*** EXCERPTED RECORDS ***

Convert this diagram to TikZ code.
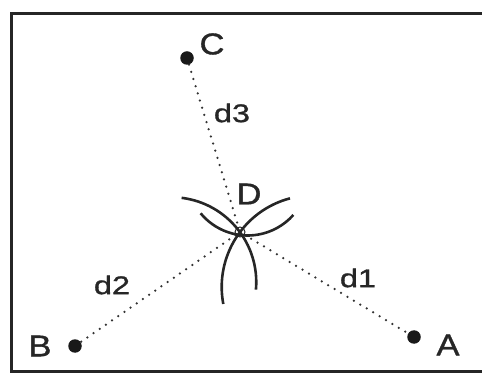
\documentclass[tikz,border=0pt]{standalone}
\usepackage{fontspec}
\setmainfont{Liberation Sans}
\newfontfamily\capfont[FakeStretch=1.15,FakeBold=1.2]{Liberation Sans}
\newfontfamily\dfont[FakeStretch=1.27,FakeBold=1.2]{Liberation Sans}
\usetikzlibrary{calc}

\begin{document}
\begin{tikzpicture}[x=1pt,y=1pt]
	\tikzset{station/.style = {circle,fill=black!90,inner sep=0pt,minimum size=13.5pt}}
	\tikzset{target/.style = {circle,draw=black!85,line width=1pt,inner sep=0pt,minimum size=10pt}}
	\tikzset{lbl/.style = {inner sep=0pt,text=black!85,font=\capfont\fontsize{30}{33}\selectfont}}
	\tikzset{dlbl/.style = {inner sep=0pt,text=black!85,font=\dfont\fontsize{25.5}{28}\selectfont}}
	\tikzset{distline/.style = {draw=black!80,line width=2.5pt,line cap=round,dash pattern=on 0pt off 7.5pt}}
	\tikzset{arcline/.style = {draw=black!85,line width=2.6pt}}
	\useasboundingbox (0,0) rectangle (482,375);

	% frame
	\draw[black!85,line width=2.6pt] (482,361.5) -- (11.5,361.5) -- (11.5,3.5) -- (482,3.5);

	% vertices
	\node[station] (A) at (414,38) {};
	\node[station] (B) at (75,29) {};
	\node[station] (C) at (187,317) {};
	\node[target] (D) at (240,143) {};

	% labels
	\node[lbl] (Alab) at (448,30) {A};
	\node[lbl] (Blab) at (40,29) {B};
	\node[lbl] (Clab) at (212,331) {C};
	\node[lbl] (Dlab) at (249,181) {D};
	\node[dlbl] (d1) at (358,97) {d1};
	\node[dlbl] (d2) at (112,90) {d2};
	\node[dlbl] (d3) at (232,262) {d3};

	% edges
	\draw[distline] (C) -- (D);
	\draw[distline] (D) -- (B);
	\draw[distline] (D) -- (A);

	% arcs
	\coordinate (ctrB) at (171.25,92.8);
	\coordinate (ctrA) at (313.4,88);
	\coordinate (ctrC) at (247.7,200.5);
	\draw[arcline] (ctrB) ++(83:85) arc[start angle=83,end angle=-5,radius=85];
	\draw[arcline] (ctrA) ++(104.8:91.7) arc[start angle=104.8,end angle=190.7,radius=91.7];
	\draw[arcline] (ctrC) ++(219.5:61) arc[start angle=219.5,end angle=318.4,radius=61];
\end{tikzpicture}
\end{document}
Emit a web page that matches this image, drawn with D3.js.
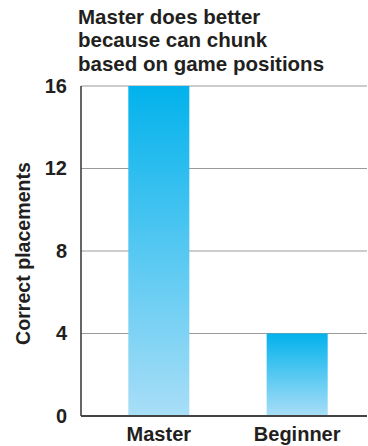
<!DOCTYPE html>
<html>
<head>
<meta charset="utf-8">
<script src="https://cdn.jsdelivr.net/npm/d3@7"></script>
<style>
  html, body { margin: 0; padding: 0; background: #fff; }
  svg { display: block; }
  text { font-family: "Liberation Sans", Arial, Helvetica, sans-serif; fill: #231f20; }
</style>
</head>
<body>
<svg id="chart" width="368" height="446"></svg>
<script>
// Chess recall: correct piece placements for game positions
const categories = ["Master", "Beginner"];
const values = [16, 4];
const yTicks = [0, 4, 8, 12, 16];
const titleLines = ["Master does better", "because can chunk", "based on game positions"];
const yLabel = "Correct placements";

const svg = d3.select("#chart");
const plot = { left: 81, right: 367, top: 86, bottom: 416 };

const y = d3.scaleLinear().domain([0, 16]).range([plot.bottom, plot.top]);
const x = d3.scaleBand()
  .domain(categories)
  .range([plot.left, plot.left + 294])
  .paddingInner(0.559)
  .paddingOuter(0.342);

// vertical blue gradient used for each bar
const defs = svg.append("defs");
const grad = defs.append("linearGradient")
  .attr("id", "barGrad")
  .attr("x1", 0).attr("y1", 0).attr("x2", 0).attr("y2", 1);
grad.append("stop").attr("offset", "0%").attr("stop-color", "#02b2ec");
grad.append("stop").attr("offset", "100%").attr("stop-color", "#a9def7");

// horizontal gridlines
svg.append("g")
  .selectAll("line")
  .data(yTicks.filter(d => d > 0))
  .join("line")
  .attr("x1", plot.left).attr("x2", plot.right)
  .attr("y1", d => y(d)).attr("y2", d => y(d))
  .attr("stroke", "#9a9a9a")
  .attr("stroke-width", 1.2);

// bars
svg.append("g")
  .selectAll("rect")
  .data(categories.map((c, i) => ({ c, v: values[i] })))
  .join("rect")
  .attr("x", d => x(d.c))
  .attr("width", x.bandwidth())
  .attr("y", d => y(d.v))
  .attr("height", d => y(0) - y(d.v))
  .attr("fill", "url(#barGrad)");

// y axis line and baseline
svg.append("line")
  .attr("x1", plot.left).attr("x2", plot.left)
  .attr("y1", plot.top).attr("y2", plot.bottom)
  .attr("stroke", "#333").attr("stroke-width", 1.5);
svg.append("line")
  .attr("x1", plot.left).attr("x2", plot.right)
  .attr("y1", y(0)).attr("y2", y(0))
  .attr("stroke", "#444").attr("stroke-width", 2);

// y tick labels
const yAxis = d3.axisLeft(y).tickValues(yTicks).tickSize(0).tickPadding(14);
const gy = svg.append("g")
  .attr("transform", `translate(${plot.left},0)`)
  .call(yAxis);
gy.select(".domain").remove();
gy.selectAll("text")
  .attr("font-size", 20)
  .attr("font-weight", "bold")
  .attr("fill", "#231f20")
  .style("font-family", "'Liberation Sans', Arial, sans-serif");

// x category labels
const xAxis = d3.axisBottom(x).tickSize(0).tickPadding(0);
const gx = svg.append("g")
  .attr("transform", `translate(0,${y(0)})`)
  .call(xAxis);
gx.select(".domain").remove();
gx.selectAll("text")
  .attr("y", 25)
  .attr("dy", 0)
  .attr("font-size", 20)
  .attr("font-weight", "bold")
  .attr("fill", "#231f20")
  .style("font-family", "'Liberation Sans', Arial, sans-serif");

// y axis title
svg.append("text")
  .attr("transform", `translate(29.5,${(162 + 345) / 2}) rotate(-90)`)
  .attr("text-anchor", "middle")
  .attr("font-size", 19.6)
  .attr("font-weight", "bold")
  .text(yLabel);

// title
svg.append("g")
  .selectAll("text")
  .data(titleLines)
  .join("text")
  .attr("x", 78)
  .attr("y", (d, i) => 24 + i * 23.3)
  .attr("font-size", 20.5)
  .attr("font-weight", "bold")
  .text(d => d);
</script>
</body>
</html>
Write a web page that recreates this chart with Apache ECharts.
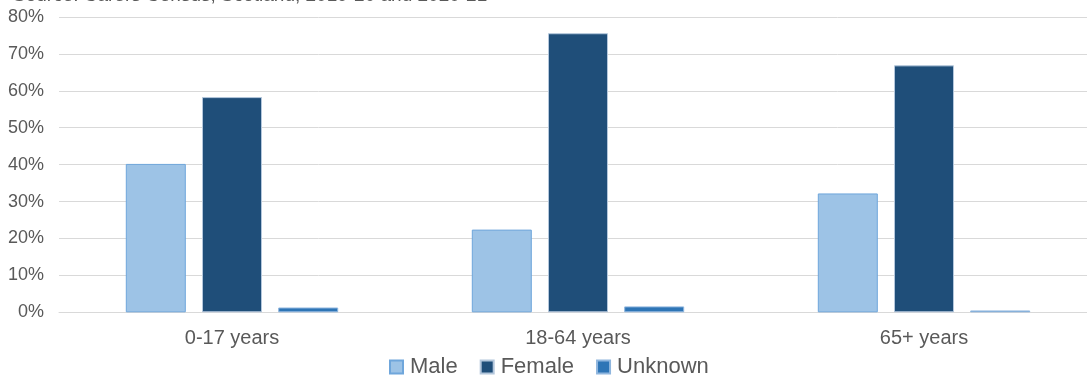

***

Copy nothing but the lines from the top of the material through the line holding "(D) at (240,143)", exactly as written; omit pictures.

_EXERCISE SOLUTION_.
Convert this diagram to TikZ code.
\documentclass[tikz,border=0pt]{standalone}
\usepackage{fontspec}
\setmainfont{Liberation Sans}
\newfontfamily\capfont[FakeStretch=1.15,FakeBold=1.2]{Liberation Sans}
\newfontfamily\dfont[FakeStretch=1.27,FakeBold=1.2]{Liberation Sans}
\usetikzlibrary{calc}

\begin{document}
\begin{tikzpicture}[x=1pt,y=1pt]
	\tikzset{station/.style = {circle,fill=black!90,inner sep=0pt,minimum size=13.5pt}}
	\tikzset{target/.style = {circle,draw=black!85,line width=1pt,inner sep=0pt,minimum size=10pt}}
	\tikzset{lbl/.style = {inner sep=0pt,text=black!85,font=\capfont\fontsize{30}{33}\selectfont}}
	\tikzset{dlbl/.style = {inner sep=0pt,text=black!85,font=\dfont\fontsize{25.5}{28}\selectfont}}
	\tikzset{distline/.style = {draw=black!80,line width=2.5pt,line cap=round,dash pattern=on 0pt off 7.5pt}}
	\tikzset{arcline/.style = {draw=black!85,line width=2.6pt}}
	\useasboundingbox (0,0) rectangle (482,375);

	% frame
	\draw[black!85,line width=2.6pt] (482,361.5) -- (11.5,361.5) -- (11.5,3.5) -- (482,3.5);

	% vertices
	\node[station] (A) at (414,38) {};
	\node[station] (B) at (75,29) {};
	\node[station] (C) at (187,317) {};
	\node[target] (D) at (240,143) {};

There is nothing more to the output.